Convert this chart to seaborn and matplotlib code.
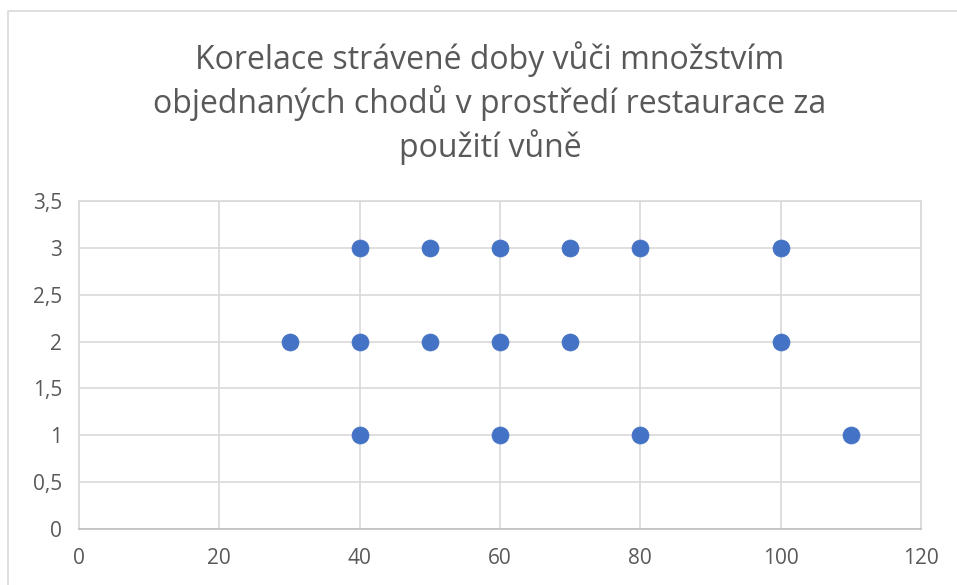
import matplotlib
matplotlib.use("Agg")
import matplotlib.pyplot as plt
import seaborn as sns
import pandas as pd
from matplotlib.patches import Rectangle

# --- Data ---
minutes = [30, 40, 40, 40, 50, 50, 60, 60, 60, 70, 70, 80, 80, 100, 100, 110]
courses = [2, 3, 2, 1, 3, 2, 3, 2, 1, 3, 2, 3, 1, 3, 2, 1]
x_ticks = [0, 20, 40, 60, 80, 100, 120]
y_ticks = [0, 0.5, 1, 1.5, 2, 2.5, 3, 3.5]
title = ("Korelace strávené doby vůči množstvím\n"
         "objednaných chodů v prostředí restaurace za\n"
         "použití vůně")

df = pd.DataFrame({"doba": minutes, "chody": courses})

sns.set_theme(style="white")
plt.rcParams['font.family'] = ['Open Sans', 'DejaVu Sans']

fig = plt.figure(figsize=(9.57, 5.85), dpi=100)
ax = fig.add_axes([79 / 957, 1 - 529 / 585, (921 - 79) / 957, (529 - 201) / 585])

sns.scatterplot(data=df, x="doba", y="chody", ax=ax, color="#4472C4",
                s=150, edgecolor="#4472C4", linewidth=0.5, zorder=3)

ax.set_xlim(0, 120)
ax.set_ylim(0, 3.5)
ax.set_xticks(x_ticks)
ax.set_yticks(y_ticks)
ax.set_xticklabels([str(v) for v in x_ticks])
ax.set_yticklabels([f"{v:g}".replace(".", ",") for v in y_ticks])
ax.tick_params(axis="both", length=0, labelsize=15, colors="#595959")
ax.tick_params(axis="x", pad=14)
ax.tick_params(axis="y", pad=12)
ax.set_xlabel("")
ax.set_ylabel("")

ax.grid(True, color="#D9D9D9", linewidth=1.2)
ax.set_axisbelow(True)
for side in ["top", "right", "left"]:
    ax.spines[side].set_color("#D9D9D9")
    ax.spines[side].set_linewidth(1.2)
ax.spines["bottom"].set_color("#BFBFBF")
ax.spines["bottom"].set_linewidth(1.2)

fig.text(490 / 957, 1 - 103 / 585, title, ha="center", va="center",
         fontsize=23, color="#595959", linespacing=1.3)

# chart area border
fig.patches.append(Rectangle((8 / 957, -0.05), 1.1, 1 - 11 / 585 + 0.05,
                             transform=fig.transFigure, fill=False,
                             edgecolor="#D9D9D9", linewidth=1.2))

fig.savefig("out.png", dpi=100)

--*--

▶ **GOAL**
Everything from the first line to the line with "plt.rcParams['font.family'] = ['Open" must be repeated exactly, and nothing else. Leave the pictures out.

▶ **THE ANSWER**
Convert this chart to seaborn and matplotlib code.
import matplotlib
matplotlib.use("Agg")
import matplotlib.pyplot as plt
import seaborn as sns
import pandas as pd
from matplotlib.patches import Rectangle

# --- Data ---
minutes = [30, 40, 40, 40, 50, 50, 60, 60, 60, 70, 70, 80, 80, 100, 100, 110]
courses = [2, 3, 2, 1, 3, 2, 3, 2, 1, 3, 2, 3, 1, 3, 2, 1]
x_ticks = [0, 20, 40, 60, 80, 100, 120]
y_ticks = [0, 0.5, 1, 1.5, 2, 2.5, 3, 3.5]
title = ("Korelace strávené doby vůči množstvím\n"
         "objednaných chodů v prostředí restaurace za\n"
         "použití vůně")

df = pd.DataFrame({"doba": minutes, "chody": courses})

sns.set_theme(style="white")
plt.rcParams['font.family'] = ['Open Sans', 'DejaVu Sans']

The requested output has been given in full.